Each morning I sit on my sheepskin run, with my cup of tea and drop into my meditation. I bring my focus out of my head and into my body, and I tune inwards for guidance.

It can take me a little while to slow down my mind enough to tune in, and sometimes music or a guided meditation helps. But once I reach that clear space within me, beautiful guidance begins to flow onto the pages of my journal, and through the oracle cards that I select.

Over the past few weeks there has been one recurring theme bubbling up in my morning sessions – the vulnerability and fear of being visible.

I know that things are shifting within many of us. I am hearing it in my coaching conversations and I know that as a collective, we are feeling an inner stirring of something inside that is ready to come out.

We can now see that there are aspects of our authentic selves laying dormant and yearning for expression.

We can see the parts of ourselves that we have been dimming and hiding away. And these denied, suppressed parts of ourselves – the parts we have abandoned – are rising up within us now. 

We feel an inner desire to express ourselves – our true selves – into the world.

Our true selves are awakening. We have been doing much shedding of the layers of our old selves, and now something within us is ready to emerge.

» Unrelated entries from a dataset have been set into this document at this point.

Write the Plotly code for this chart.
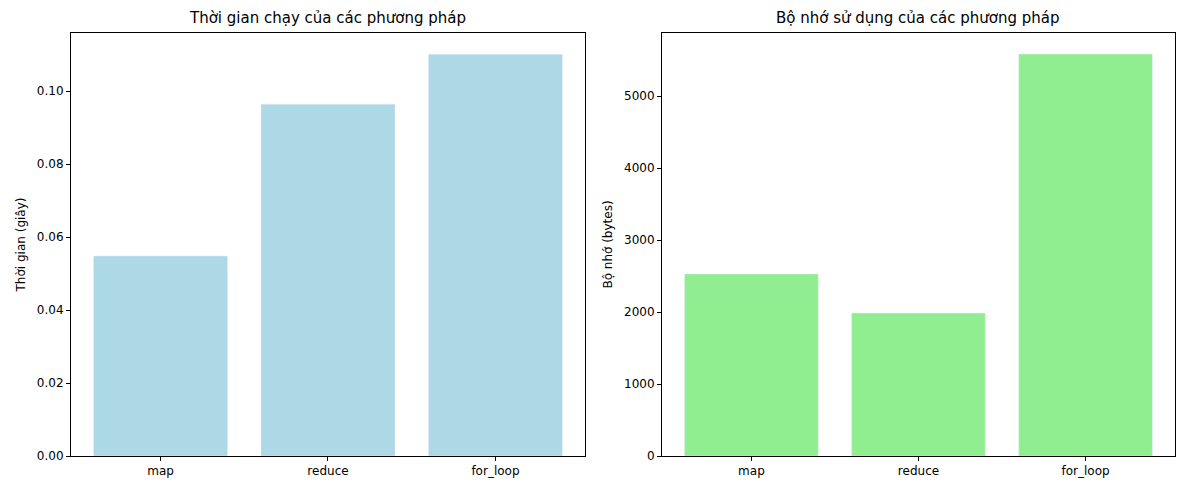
import plotly.graph_objects as go
from plotly.subplots import make_subplots

methods = ["map", "reduce", "for_loop"]
times = [0.0548, 0.0964, 0.1101]
memory = [2528, 1986, 5583]

d1 = [0.0533, 0.4886]
d2 = [0.5538, 0.9881]

fig = make_subplots(rows=1, cols=2, horizontal_spacing=0.065)
fig.add_trace(go.Bar(x=methods, y=times, marker_color="lightblue", width=0.8), 1, 1)
fig.add_trace(go.Bar(x=methods, y=memory, marker_color="lightgreen", width=0.8), 1, 2)

ax = dict(showline=True, mirror=True, linecolor="black", linewidth=1, ticks="outside",
          ticklen=4, tickcolor="black", showgrid=False, zeroline=False,
          tickfont=dict(size=12, color="black"))
fig.update_xaxes(**ax, range=[-0.535, 2.535])
fig.update_yaxes(**ax)
fig.update_xaxes(domain=d1, row=1, col=1)
fig.update_xaxes(domain=d2, row=1, col=2)
fig.update_yaxes(range=[0, 0.1159], tickvals=[0, 0.02, 0.04, 0.06, 0.08, 0.10],
                 ticktext=["0.00", "0.02", "0.04", "0.06", "0.08", "0.10"],
                 title=dict(text="Thời gian (giây)", font=dict(size=12, color="black"), standoff=8), row=1, col=1)
fig.update_yaxes(range=[0, 5875], tickvals=[0, 1000, 2000, 3000, 4000, 5000],
                 title=dict(text="Bộ nhớ (bytes)", font=dict(size=12, color="black"), standoff=8), row=1, col=2)

for xc, t in [((d1[0] + d1[1]) / 2, "Thời gian chạy của các phương pháp"),
              ((d2[0] + d2[1]) / 2, "Bộ nhớ sử dụng của các phương pháp")]:
    fig.add_annotation(x=xc, y=1, xref="paper", yref="paper", xanchor="center", yanchor="bottom",
                       yshift=4, text=t, showarrow=False, font=dict(size=15, color="black"))

fig.update_layout(width=1181, height=482, showlegend=False, plot_bgcolor="white",
                  paper_bgcolor="white", margin=dict(l=0, r=0, t=25, b=34),
                  font=dict(family="DejaVu Sans", color="black"), bargap=0.2)
fig.write_html("out.html")
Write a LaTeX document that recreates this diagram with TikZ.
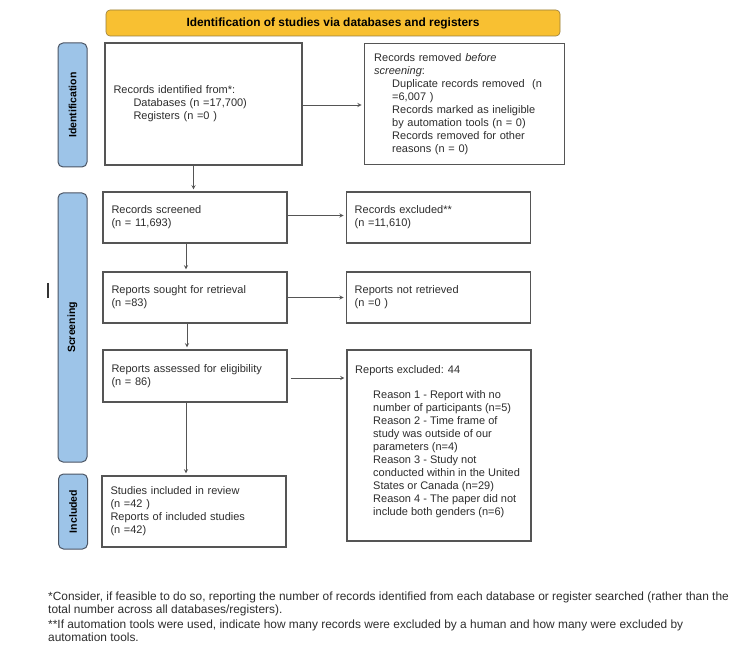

And while this is beautiful and exciting, for many of us it is also terrifying. It is scary to be truly seen and heard for who we really are.

There is a raw vulnerability that arises when we share our inner most heart’s desires, feelings and ideas with the world.

There is a fear of how they will be received by others, and a lingering doubt of whether what we want to share is good enough. And because of this, many of us have been hiding our gifts.

Allowing ourselves to be vulnerable and to be seen begins with self-love. We must release the need to be loved by others, and must work to fully love ourselves first.

We must love ourselves unconditionally even if we get it wrong or make a mistake. We must love ourselves enough to stay committed to our own hearts, even when others question or doubt us.

We must love ourselves so deeply that we feel completely safe, supported and strong enough to be our brightest selves.

What parts of your true, authentic self have you been hiding away?

Did you learn at some point in your life that being that way was not ok? Many of us have developed learnt patters of who we need to be in the world, how we need to show up, and what we need to do in order to receive love, be accepted and fit in. We modified ourselves to fit what our parents, friends or society wanted of us.

But now is our time to heal and release those learnt patterns, and peel back the layers of inauthenticity to once again discover, and embody, who you really are.


Sending love to any of you moving through this.

Connie x

1 thought on “The Vulnerability of Being Visible”

  1. Thank you so much Connie for this article. I follow you since the beginning but never dare to write a comment before. But this resonnate so deeply within me, and I read it such at the perfect time that I can not write you something. Thank you for your beautiful work and your anthenticity.